パートナー選びと会社選び
昔から集団行動が大嫌いで、学校に馴染めなかった私は、今も会社が嫌いだ。
新卒で入った会社だけは日系だったが、合わなくて第二新卒のタイミングで辞めてしまった。それから外資を渡り歩く自分は、どの会社に言っても会社のことを好きになれない。正直、そんな自分に嫌気が刺す。
かと言って、独立して今と同じお給料を稼ぐことはすぐには難しいことは百も承知。生活するのにお金が必要だから、会社勤めをしている。
複数回の転職を経て、恋愛と会社選びは似ていると思うようになった。
女性であれば誰しも、「カッコよくて優しくて、お金持ち」な王子様との恋愛を一度は夢を見るだろう。でも、完璧な相手など、存在しない。結婚相談所で働く友人が言っていた、「条件を一つに絞れる人は強い」と。正直、相手に求める条件を挙げたらキリがない。ただ、一つに条件を絞れれば、意外と結婚まですんなり行くものらしい。お金さえあれば良い、身長180センチ以上、とにかく優しい、とにかく顔がタイプ、などなど。だけど、たとえば年収は3,000万円あるのに太っている、とか、顔は好きなのに身長が低いとか、自分が譲れない条件は満たしているのに、どんどん足し算をして「もっと、もっと」と渇望してしまうといわゆる婚活地獄にハマってしまうと。

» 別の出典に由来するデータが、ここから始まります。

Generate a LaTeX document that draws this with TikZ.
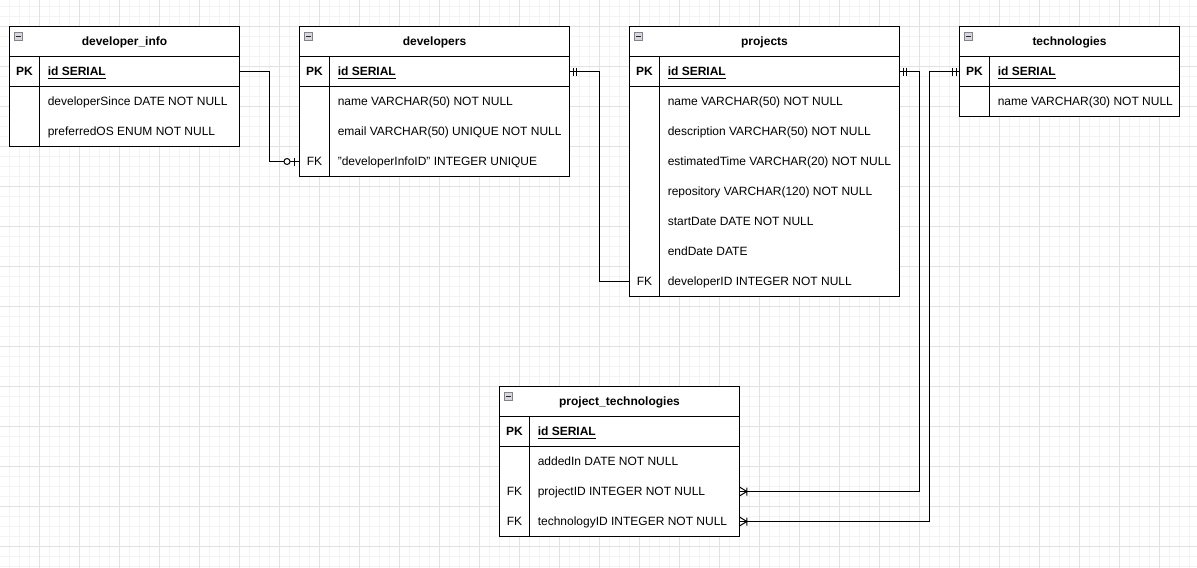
\documentclass[tikz,border=0pt]{standalone}
\usepackage{fontspec}
\setmainfont{Liberation Sans}
\usetikzlibrary{calc}
\definecolor{gminorc}{RGB}{244,244,244}
\definecolor{gmajorc}{RGB}{226,226,226}
\definecolor{iconfill}{RGB}{215,215,222}
\definecolor{iconedge}{RGB}{130,130,140}
\newcommand{\pkfield}[1]{\textbf{\underline{#1}}}
\tikzset{
  ln/.style={line width=0.75pt, draw=black},
  gminor/.style={line width=0.75pt, draw=gminorc},
  gmajor/.style={line width=0.75pt, draw=gmajorc},
  tbl/.style={draw=black, fill=white, line width=0.75pt, anchor=north west, inner sep=0pt, outer sep=0pt, rectangle},
  hdr/.style={inner sep=0pt, text height=6.5pt, text depth=0pt, font=\fontsize{9pt}{11pt}\selectfont\bfseries},
  fld/.style={anchor=west, inner sep=0pt, text height=6.5pt, text depth=0pt, font=\fontsize{9pt}{11pt}\selectfont},
  key/.style={inner sep=0pt, text height=6.5pt, text depth=0pt, font=\fontsize{9pt}{11pt}\selectfont},
  keyb/.style={key, font=\fontsize{9pt}{11pt}\selectfont\bfseries},
  collapse/.pic={
    \draw[draw=iconedge, fill=iconfill, line width=0.75pt] (4.5,5.5) rectangle (13,14);
    \draw[line width=0.9pt, draw=black!85] (6.5,9.75) -- (11,9.75);
  },
  mandone/.pic={\draw[ln] (3.5,-4) -- (3.5,4) (7.3,-4) -- (7.3,4);},
  zeroone/.pic={\draw[ln] (4.7,-4) -- (4.7,4); \draw[ln, fill=white] (12.5,0) circle[radius=3];},
  crow/.pic={\draw[ln] (0,-4.5) -- (7.3,0) -- (0,4.5) (7.3,-4) -- (7.3,4);}
}
\begin{document}
\begin{tikzpicture}[x=0.75pt,y=-0.75pt]
\useasboundingbox (0,0) rectangle (1197,568);
\fill[white] (0,0) rectangle (1197,568);
% grid
\foreach \i in {0,...,120} \draw[gminor] ({-0.5+10*\i},0) -- ({-0.5+10*\i},568);
\foreach \j in {0,...,56} \draw[gminor] (0,{6.5+10*\j}) -- (1197,{6.5+10*\j});
\foreach \i in {0,...,30} \draw[gmajor] ({-0.5+40*\i},0) -- ({-0.5+40*\i},568);
\foreach \j in {0,...,14} \draw[gmajor] (0,{26.5+40*\j}) -- (1197,{26.5+40*\j});

% ---------- developer_info
\node[tbl, minimum width=230*0.75pt, minimum height=120*0.75pt] (di) at (9.5,26.5) {};
\draw[ln] ($(di.north west)+(0,30)$) -- ($(di.north east)+(0,30)$)
          ($(di.north west)+(0,60)$) -- ($(di.north east)+(0,60)$)
          ($(di.north west)+(30,30)$) -- ($(di.south west)+(30,0)$);
\node[hdr] (diH) at ($(di.north)+(0,15)$) {developer\_info};
\pic at (di.north west) {collapse};
\foreach \t [count=\i] in {{\pkfield{id SERIAL}}, developerSince DATE NOT NULL, preferredOS ENUM NOT NULL}
  \node[fld] (diF\i) at ($(di.north west)+(38,{15+30*\i})$) {\t};
\node[keyb] (diK1) at ($(di.north west)+(15,45)$) {PK};

% ---------- developers
\node[tbl, minimum width=270*0.75pt, minimum height=150*0.75pt] (dv) at (299.5,26.5) {};
\draw[ln] ($(dv.north west)+(0,30)$) -- ($(dv.north east)+(0,30)$)
          ($(dv.north west)+(0,60)$) -- ($(dv.north east)+(0,60)$)
          ($(dv.north west)+(30,30)$) -- ($(dv.south west)+(30,0)$);
\node[hdr] (dvH) at ($(dv.north)+(0,15)$) {developers};
\pic at (dv.north west) {collapse};
\foreach \t [count=\i] in {{\pkfield{id SERIAL}}, name VARCHAR(50) NOT NULL, email VARCHAR(50) UNIQUE NOT NULL, {"developerInfoID" INTEGER UNIQUE}}
  \node[fld] (dvF\i) at ($(dv.north west)+(38,{15+30*\i})$) {\t};
\node[keyb] (dvK1) at ($(dv.north west)+(15,45)$) {PK};
\node[key] (dvK4) at ($(dv.north west)+(15,135)$) {FK};

% ---------- projects
\node[tbl, minimum width=270*0.75pt, minimum height=270*0.75pt] (pj) at (629.5,26.5) {};
\draw[ln] ($(pj.north west)+(0,30)$) -- ($(pj.north east)+(0,30)$)
          ($(pj.north west)+(0,60)$) -- ($(pj.north east)+(0,60)$)
          ($(pj.north west)+(30,30)$) -- ($(pj.south west)+(30,0)$);
\node[hdr] (pjH) at ($(pj.north)+(0,15)$) {projects};
\pic at (pj.north west) {collapse};
\foreach \t [count=\i] in {{\pkfield{id SERIAL}}, name VARCHAR(50) NOT NULL, description VARCHAR(50) NOT NULL, estimatedTime VARCHAR(20) NOT NULL, repository VARCHAR(120) NOT NULL, startDate DATE NOT NULL, endDate DATE, developerID INTEGER NOT NULL}
  \node[fld] (pjF\i) at ($(pj.north west)+(38,{15+30*\i})$) {\t};
\node[keyb] (pjK1) at ($(pj.north west)+(15,45)$) {PK};
\node[key] (pjK8) at ($(pj.north west)+(15,255)$) {FK};

% ---------- technologies
\node[tbl, minimum width=220*0.75pt, minimum height=90*0.75pt] (te) at (959.5,26.5) {};
\draw[ln] ($(te.north west)+(0,30)$) -- ($(te.north east)+(0,30)$)
          ($(te.north west)+(0,60)$) -- ($(te.north east)+(0,60)$)
          ($(te.north west)+(30,30)$) -- ($(te.south west)+(30,0)$);
\node[hdr] (teH) at ($(te.north)+(0,15)$) {technologies};
\pic at (te.north west) {collapse};
\foreach \t [count=\i] in {{\pkfield{id SERIAL}}, name VARCHAR(30) NOT NULL}
  \node[fld] (teF\i) at ($(te.north west)+(38,{15+30*\i})$) {\t};
\node[keyb] (teK1) at ($(te.north west)+(15,45)$) {PK};

% ---------- project_technologies
\node[tbl, minimum width=240*0.75pt, minimum height=150*0.75pt] (pt) at (499.5,386.5) {};
\draw[ln] ($(pt.north west)+(0,30)$) -- ($(pt.north east)+(0,30)$)
          ($(pt.north west)+(0,60)$) -- ($(pt.north east)+(0,60)$)
          ($(pt.north west)+(30,30)$) -- ($(pt.south west)+(30,0)$);
\node[hdr] (ptH) at ($(pt.north)+(0,15)$) {project\_technologies};
\pic at (pt.north west) {collapse};
\foreach \t [count=\i] in {{\pkfield{id SERIAL}}, addedIn DATE NOT NULL, projectID INTEGER NOT NULL, technologyID INTEGER NOT NULL}
  \node[fld] (ptF\i) at ($(pt.north west)+(38,{15+30*\i})$) {\t};
\node[keyb] (ptK1) at ($(pt.north west)+(15,45)$) {PK};
\node[key] (ptK3) at ($(pt.north west)+(15,105)$) {FK};
\node[key] (ptK4) at ($(pt.north west)+(15,135)$) {FK};

% ---------- connectors
\draw[ln] (di.east |- diF1) -- ++(30,0) |- (dv.west |- dvF4);
\pic[rotate=180] at (dv.west |- dvF4) {zeroone};

\draw[ln] (dv.east |- dvF1) -- ++(30,0) |- (pj.west |- pjF8);
\pic at (dv.east |- dvF1) {mandone};

\draw[ln] (pj.east |- pjF1) -- ++(20,0) |- (pt.east |- ptF3);
\pic at (pj.east |- pjF1) {mandone};
\pic at (pt.east |- ptF3) {crow};

\draw[ln] (te.west |- teF1) -- ++(-30,0) |- (pt.east |- ptF4);
\pic[rotate=180] at (te.west |- teF1) {mandone};
\pic at (pt.east |- ptF4) {crow};
\end{tikzpicture}
\end{document}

会社選びも同じこと。年収さえ良ければ良い、フルリモートさえできれば良い、立地さえ良ければ良い、1つだけ満たしていたら十分だと考えるべきだ。恋愛然り、仕事選びにも桃源郷は存在しない。
そもそもきっと、自分が会社を立ち上げたところで、パーフェクトな会社にはならない。
とは言え、小さな違和感は大事にした方が良い。恋愛でも、「あれ、運転中に暴言を吐く人だったっけ」、「この前も仕事って嘘ついて飲み会行ってたな」とか、その時に感じた少しの違和感は時が経てば経つほど、どんどん大きくなっていく。
会社も同じ。「あれ、なんかギスギスしてるな」、「この人もしかしたらパワハラするのかな」みたいな直感は、大体当たる。膿はどんどん大きくなる。唯一の救いは、会社と自分はただの雇用関係、すぐにでも縁を切れること。恋愛の別れはややこしかったりするけど、雇用関係なんてすぐ切れる。
そう思えば、嫌いな会社も少しは楽になる。転職しやすい時代に生まれて良かった、とつくづく思う。もっとクールに軽やかに生きようぜ、と自分への言い聞かせとともに。